— Start —

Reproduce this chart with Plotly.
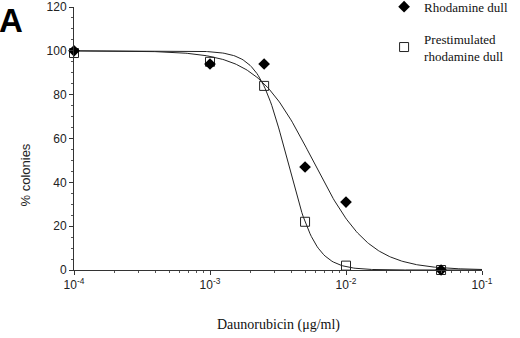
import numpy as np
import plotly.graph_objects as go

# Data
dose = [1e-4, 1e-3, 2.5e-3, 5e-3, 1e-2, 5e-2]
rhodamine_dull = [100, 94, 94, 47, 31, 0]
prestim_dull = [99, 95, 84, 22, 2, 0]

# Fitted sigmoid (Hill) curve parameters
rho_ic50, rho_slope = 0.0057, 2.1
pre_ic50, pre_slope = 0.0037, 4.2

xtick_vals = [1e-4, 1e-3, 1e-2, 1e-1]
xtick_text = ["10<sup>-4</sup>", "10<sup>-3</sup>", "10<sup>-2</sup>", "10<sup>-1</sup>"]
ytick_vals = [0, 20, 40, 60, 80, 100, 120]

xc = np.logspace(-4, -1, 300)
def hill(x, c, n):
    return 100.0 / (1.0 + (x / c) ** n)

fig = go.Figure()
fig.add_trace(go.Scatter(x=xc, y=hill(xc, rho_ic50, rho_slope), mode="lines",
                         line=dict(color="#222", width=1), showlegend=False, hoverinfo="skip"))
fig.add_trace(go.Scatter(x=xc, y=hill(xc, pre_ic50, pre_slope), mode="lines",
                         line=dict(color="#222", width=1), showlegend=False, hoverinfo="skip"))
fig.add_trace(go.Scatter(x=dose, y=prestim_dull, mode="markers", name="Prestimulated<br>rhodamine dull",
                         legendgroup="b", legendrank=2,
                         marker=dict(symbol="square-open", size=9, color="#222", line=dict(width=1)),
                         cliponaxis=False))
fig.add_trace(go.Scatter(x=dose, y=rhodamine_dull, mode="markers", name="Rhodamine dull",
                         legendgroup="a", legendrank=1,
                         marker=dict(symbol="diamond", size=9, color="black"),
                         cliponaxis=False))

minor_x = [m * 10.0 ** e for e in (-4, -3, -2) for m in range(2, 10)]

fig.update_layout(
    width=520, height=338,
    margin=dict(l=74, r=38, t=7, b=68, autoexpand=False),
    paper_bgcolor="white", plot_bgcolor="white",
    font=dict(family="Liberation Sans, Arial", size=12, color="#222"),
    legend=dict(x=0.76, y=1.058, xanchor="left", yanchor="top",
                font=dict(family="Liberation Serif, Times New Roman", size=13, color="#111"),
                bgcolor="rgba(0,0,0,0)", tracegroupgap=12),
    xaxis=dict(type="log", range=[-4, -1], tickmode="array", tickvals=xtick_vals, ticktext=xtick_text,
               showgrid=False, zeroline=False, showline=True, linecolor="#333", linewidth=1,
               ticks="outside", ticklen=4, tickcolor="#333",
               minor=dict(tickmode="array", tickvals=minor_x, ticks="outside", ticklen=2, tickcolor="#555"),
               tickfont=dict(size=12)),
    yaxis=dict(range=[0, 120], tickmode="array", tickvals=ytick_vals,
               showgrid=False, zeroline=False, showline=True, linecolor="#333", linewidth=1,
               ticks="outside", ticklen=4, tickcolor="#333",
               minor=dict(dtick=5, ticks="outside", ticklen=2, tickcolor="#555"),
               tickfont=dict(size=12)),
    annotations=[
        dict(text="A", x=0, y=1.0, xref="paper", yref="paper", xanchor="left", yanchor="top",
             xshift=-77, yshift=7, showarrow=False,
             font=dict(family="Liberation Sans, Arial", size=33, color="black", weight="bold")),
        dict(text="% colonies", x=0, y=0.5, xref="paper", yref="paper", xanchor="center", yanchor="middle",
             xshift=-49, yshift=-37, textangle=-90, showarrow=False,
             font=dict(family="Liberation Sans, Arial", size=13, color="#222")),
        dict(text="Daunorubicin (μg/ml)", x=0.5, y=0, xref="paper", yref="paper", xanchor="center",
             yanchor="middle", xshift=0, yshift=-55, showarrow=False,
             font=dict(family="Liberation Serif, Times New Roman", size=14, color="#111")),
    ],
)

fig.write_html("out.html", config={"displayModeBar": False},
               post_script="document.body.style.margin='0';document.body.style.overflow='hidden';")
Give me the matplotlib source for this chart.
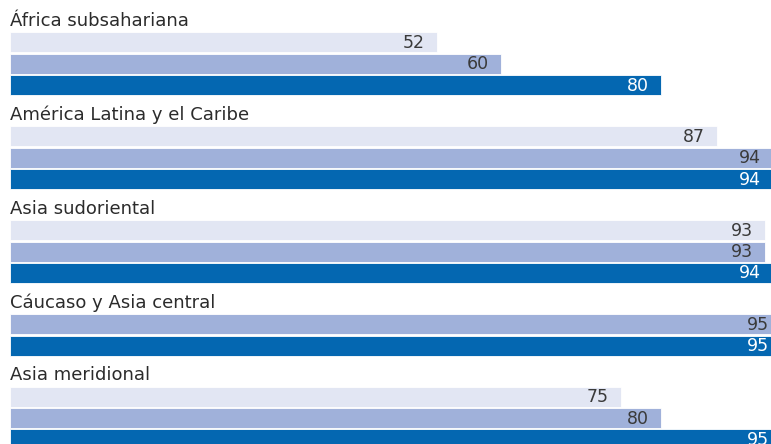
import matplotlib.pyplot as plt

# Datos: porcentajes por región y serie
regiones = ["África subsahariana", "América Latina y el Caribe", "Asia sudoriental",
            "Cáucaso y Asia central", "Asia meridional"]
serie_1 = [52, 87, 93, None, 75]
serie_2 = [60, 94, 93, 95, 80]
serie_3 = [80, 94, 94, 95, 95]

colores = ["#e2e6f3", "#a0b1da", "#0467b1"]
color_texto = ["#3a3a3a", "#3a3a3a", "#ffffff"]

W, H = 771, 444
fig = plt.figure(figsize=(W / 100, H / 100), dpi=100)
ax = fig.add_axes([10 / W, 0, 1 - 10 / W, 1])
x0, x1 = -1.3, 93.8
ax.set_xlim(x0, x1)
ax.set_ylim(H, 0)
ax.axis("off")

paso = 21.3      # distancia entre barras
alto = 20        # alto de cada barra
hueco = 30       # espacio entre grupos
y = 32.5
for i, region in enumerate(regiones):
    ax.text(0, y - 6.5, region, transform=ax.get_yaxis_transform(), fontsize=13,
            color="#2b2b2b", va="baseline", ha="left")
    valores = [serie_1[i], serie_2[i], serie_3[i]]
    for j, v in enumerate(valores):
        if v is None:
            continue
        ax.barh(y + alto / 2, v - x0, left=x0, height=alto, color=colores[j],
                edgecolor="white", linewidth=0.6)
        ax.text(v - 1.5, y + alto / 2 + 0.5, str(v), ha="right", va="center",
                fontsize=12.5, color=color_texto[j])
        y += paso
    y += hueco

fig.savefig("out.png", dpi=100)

— End —

Repeat the listing above up to and including the line with "pre_ic50, pre_slope = 0.0037, 4.2", starting from its first line. Drop any pictures.

▶ Answer to the problem:
Reproduce this chart with Plotly.
import numpy as np
import plotly.graph_objects as go

# Data
dose = [1e-4, 1e-3, 2.5e-3, 5e-3, 1e-2, 5e-2]
rhodamine_dull = [100, 94, 94, 47, 31, 0]
prestim_dull = [99, 95, 84, 22, 2, 0]

# Fitted sigmoid (Hill) curve parameters
rho_ic50, rho_slope = 0.0057, 2.1
pre_ic50, pre_slope = 0.0037, 4.2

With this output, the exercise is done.